**Work required**
Pictures excluded, reproduce exactly the lines below from the one with "Output the LaTeX" through the one with "(c1) at (499.3,299.5)", both included.

**Data**
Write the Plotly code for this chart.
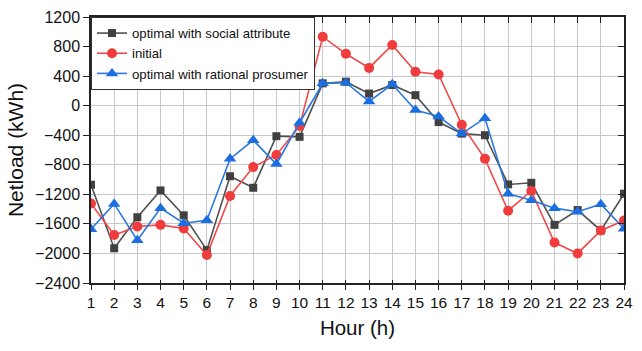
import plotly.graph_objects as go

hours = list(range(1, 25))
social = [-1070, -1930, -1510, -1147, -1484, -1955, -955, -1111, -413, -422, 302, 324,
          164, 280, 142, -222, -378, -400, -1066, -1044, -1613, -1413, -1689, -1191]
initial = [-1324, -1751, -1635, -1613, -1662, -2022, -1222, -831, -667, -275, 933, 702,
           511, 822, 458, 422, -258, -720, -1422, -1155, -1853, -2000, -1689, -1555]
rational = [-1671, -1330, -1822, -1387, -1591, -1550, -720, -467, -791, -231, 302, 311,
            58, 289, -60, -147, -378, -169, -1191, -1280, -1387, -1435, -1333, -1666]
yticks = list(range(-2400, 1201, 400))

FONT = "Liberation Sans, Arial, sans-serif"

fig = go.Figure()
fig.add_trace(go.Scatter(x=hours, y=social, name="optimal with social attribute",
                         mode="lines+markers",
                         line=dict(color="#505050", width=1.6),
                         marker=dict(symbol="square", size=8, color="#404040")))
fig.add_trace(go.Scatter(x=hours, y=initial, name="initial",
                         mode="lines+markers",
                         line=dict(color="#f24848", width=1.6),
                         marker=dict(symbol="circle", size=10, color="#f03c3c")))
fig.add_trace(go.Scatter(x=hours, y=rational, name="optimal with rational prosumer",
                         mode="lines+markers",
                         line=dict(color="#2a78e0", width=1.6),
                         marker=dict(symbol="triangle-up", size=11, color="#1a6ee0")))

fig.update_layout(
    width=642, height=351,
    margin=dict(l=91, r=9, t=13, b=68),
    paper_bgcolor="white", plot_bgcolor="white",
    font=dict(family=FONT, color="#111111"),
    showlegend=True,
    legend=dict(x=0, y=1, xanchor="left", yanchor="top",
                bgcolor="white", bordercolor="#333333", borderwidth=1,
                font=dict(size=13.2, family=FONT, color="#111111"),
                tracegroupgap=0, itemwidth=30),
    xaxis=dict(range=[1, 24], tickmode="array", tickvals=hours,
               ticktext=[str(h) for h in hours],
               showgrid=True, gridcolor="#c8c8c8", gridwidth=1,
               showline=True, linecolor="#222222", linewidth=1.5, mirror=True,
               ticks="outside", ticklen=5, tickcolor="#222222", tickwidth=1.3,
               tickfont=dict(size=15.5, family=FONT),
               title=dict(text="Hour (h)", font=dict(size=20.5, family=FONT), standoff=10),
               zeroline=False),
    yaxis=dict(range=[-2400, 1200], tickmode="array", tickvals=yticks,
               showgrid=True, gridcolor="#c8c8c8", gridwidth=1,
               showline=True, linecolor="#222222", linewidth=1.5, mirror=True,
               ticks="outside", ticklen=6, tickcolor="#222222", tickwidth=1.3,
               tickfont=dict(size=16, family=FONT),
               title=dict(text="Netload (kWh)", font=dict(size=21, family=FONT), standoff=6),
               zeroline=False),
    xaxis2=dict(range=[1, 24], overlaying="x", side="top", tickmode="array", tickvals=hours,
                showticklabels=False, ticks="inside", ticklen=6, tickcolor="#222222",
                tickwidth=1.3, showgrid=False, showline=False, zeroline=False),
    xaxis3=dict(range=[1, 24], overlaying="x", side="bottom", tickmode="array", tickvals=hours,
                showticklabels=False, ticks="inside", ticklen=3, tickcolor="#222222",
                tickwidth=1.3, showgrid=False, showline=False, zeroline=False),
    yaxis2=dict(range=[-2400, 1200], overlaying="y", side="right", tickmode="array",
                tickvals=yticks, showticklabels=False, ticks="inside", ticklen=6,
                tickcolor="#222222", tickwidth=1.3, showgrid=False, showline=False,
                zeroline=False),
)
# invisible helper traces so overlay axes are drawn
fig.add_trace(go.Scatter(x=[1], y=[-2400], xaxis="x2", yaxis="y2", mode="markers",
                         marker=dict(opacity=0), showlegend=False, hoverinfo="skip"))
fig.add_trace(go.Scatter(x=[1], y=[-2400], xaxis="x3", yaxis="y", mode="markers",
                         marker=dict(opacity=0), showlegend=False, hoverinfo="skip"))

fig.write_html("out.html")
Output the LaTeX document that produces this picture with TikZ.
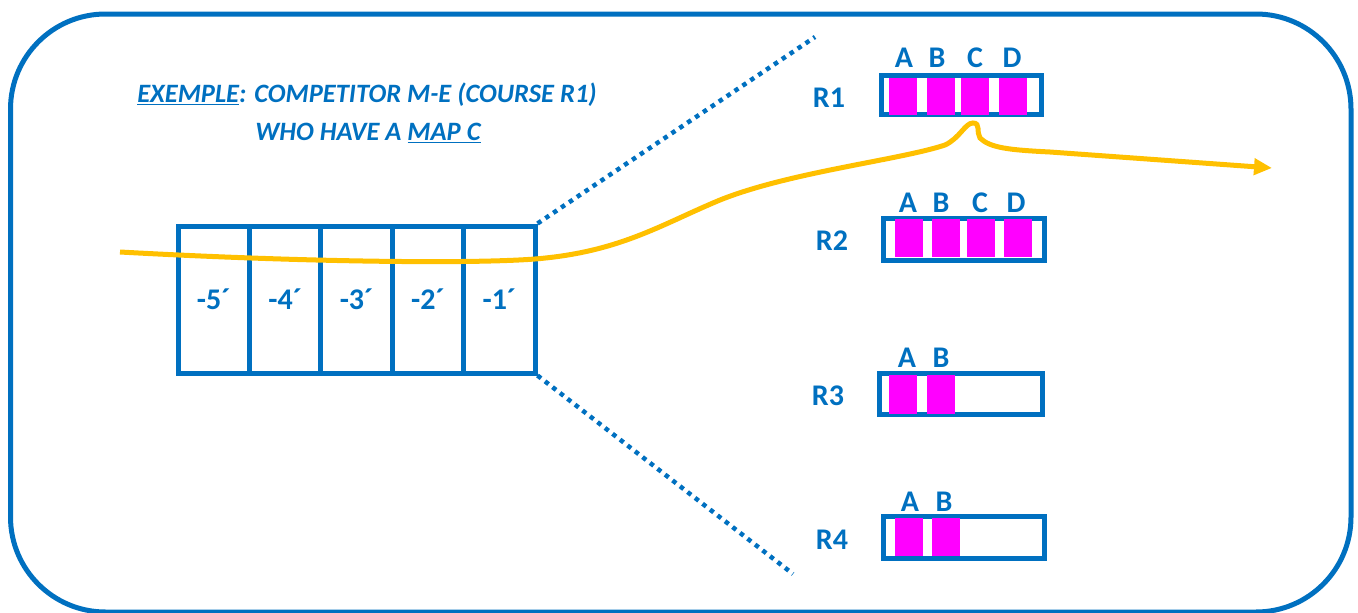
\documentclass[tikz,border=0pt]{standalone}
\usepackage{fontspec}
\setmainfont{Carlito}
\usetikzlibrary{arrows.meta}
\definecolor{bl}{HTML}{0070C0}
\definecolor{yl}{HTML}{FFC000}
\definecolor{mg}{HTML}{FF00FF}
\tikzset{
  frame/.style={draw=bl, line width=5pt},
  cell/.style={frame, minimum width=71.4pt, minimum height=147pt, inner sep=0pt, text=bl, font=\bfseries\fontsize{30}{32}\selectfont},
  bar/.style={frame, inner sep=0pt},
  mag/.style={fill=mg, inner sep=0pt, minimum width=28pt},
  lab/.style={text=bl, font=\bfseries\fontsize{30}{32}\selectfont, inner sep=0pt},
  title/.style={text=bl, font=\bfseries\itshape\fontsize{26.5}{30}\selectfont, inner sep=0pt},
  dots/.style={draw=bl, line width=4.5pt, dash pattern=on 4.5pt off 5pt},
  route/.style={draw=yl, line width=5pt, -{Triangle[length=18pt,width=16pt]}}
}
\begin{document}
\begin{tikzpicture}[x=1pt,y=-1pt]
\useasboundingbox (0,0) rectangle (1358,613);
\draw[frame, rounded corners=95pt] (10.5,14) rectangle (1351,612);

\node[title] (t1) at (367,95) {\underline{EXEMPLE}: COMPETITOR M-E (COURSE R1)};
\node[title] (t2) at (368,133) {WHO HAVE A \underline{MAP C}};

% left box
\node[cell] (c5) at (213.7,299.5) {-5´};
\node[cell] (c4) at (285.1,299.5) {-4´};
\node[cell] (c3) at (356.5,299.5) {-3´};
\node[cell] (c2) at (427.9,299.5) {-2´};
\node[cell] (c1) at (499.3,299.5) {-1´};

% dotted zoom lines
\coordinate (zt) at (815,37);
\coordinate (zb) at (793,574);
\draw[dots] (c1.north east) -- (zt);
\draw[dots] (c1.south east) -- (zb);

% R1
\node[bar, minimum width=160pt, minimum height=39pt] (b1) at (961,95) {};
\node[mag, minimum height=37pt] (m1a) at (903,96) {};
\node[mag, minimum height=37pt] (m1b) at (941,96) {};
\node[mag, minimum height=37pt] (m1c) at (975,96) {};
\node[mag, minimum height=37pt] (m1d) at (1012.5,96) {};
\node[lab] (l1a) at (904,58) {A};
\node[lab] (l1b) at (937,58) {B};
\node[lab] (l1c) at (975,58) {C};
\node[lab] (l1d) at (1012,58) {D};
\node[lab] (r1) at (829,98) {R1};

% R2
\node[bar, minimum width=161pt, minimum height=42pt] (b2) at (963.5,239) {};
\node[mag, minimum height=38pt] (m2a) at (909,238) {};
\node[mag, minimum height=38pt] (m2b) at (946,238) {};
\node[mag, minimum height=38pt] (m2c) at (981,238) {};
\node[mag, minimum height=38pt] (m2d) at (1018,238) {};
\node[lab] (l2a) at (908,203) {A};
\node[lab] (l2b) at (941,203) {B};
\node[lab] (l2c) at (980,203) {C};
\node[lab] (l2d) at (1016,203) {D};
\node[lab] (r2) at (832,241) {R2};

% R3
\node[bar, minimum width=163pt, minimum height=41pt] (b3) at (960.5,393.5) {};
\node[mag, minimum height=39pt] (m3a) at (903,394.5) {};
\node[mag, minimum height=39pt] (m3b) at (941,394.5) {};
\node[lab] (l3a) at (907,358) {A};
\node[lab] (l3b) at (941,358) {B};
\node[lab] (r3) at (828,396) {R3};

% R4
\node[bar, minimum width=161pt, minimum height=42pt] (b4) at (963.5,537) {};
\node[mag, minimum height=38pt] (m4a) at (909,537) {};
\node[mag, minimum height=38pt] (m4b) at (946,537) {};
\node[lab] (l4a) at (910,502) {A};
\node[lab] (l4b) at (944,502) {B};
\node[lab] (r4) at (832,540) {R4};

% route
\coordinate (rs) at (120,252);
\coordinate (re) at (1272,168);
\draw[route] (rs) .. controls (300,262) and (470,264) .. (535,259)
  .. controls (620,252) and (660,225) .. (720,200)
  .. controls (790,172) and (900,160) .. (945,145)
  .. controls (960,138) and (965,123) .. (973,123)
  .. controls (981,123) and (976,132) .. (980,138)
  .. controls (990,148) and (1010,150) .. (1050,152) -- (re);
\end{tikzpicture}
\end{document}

**Answer to the problem**
Output the LaTeX document that produces this picture with TikZ.
\documentclass[tikz,border=0pt]{standalone}
\usepackage{fontspec}
\setmainfont{Carlito}
\usetikzlibrary{arrows.meta}
\definecolor{bl}{HTML}{0070C0}
\definecolor{yl}{HTML}{FFC000}
\definecolor{mg}{HTML}{FF00FF}
\tikzset{
  frame/.style={draw=bl, line width=5pt},
  cell/.style={frame, minimum width=71.4pt, minimum height=147pt, inner sep=0pt, text=bl, font=\bfseries\fontsize{30}{32}\selectfont},
  bar/.style={frame, inner sep=0pt},
  mag/.style={fill=mg, inner sep=0pt, minimum width=28pt},
  lab/.style={text=bl, font=\bfseries\fontsize{30}{32}\selectfont, inner sep=0pt},
  title/.style={text=bl, font=\bfseries\itshape\fontsize{26.5}{30}\selectfont, inner sep=0pt},
  dots/.style={draw=bl, line width=4.5pt, dash pattern=on 4.5pt off 5pt},
  route/.style={draw=yl, line width=5pt, -{Triangle[length=18pt,width=16pt]}}
}
\begin{document}
\begin{tikzpicture}[x=1pt,y=-1pt]
\useasboundingbox (0,0) rectangle (1358,613);
\draw[frame, rounded corners=95pt] (10.5,14) rectangle (1351,612);

\node[title] (t1) at (367,95) {\underline{EXEMPLE}: COMPETITOR M-E (COURSE R1)};
\node[title] (t2) at (368,133) {WHO HAVE A \underline{MAP C}};

% left box
\node[cell] (c5) at (213.7,299.5) {-5´};
\node[cell] (c4) at (285.1,299.5) {-4´};
\node[cell] (c3) at (356.5,299.5) {-3´};
\node[cell] (c2) at (427.9,299.5) {-2´};
\node[cell] (c1) at (499.3,299.5) {-1´};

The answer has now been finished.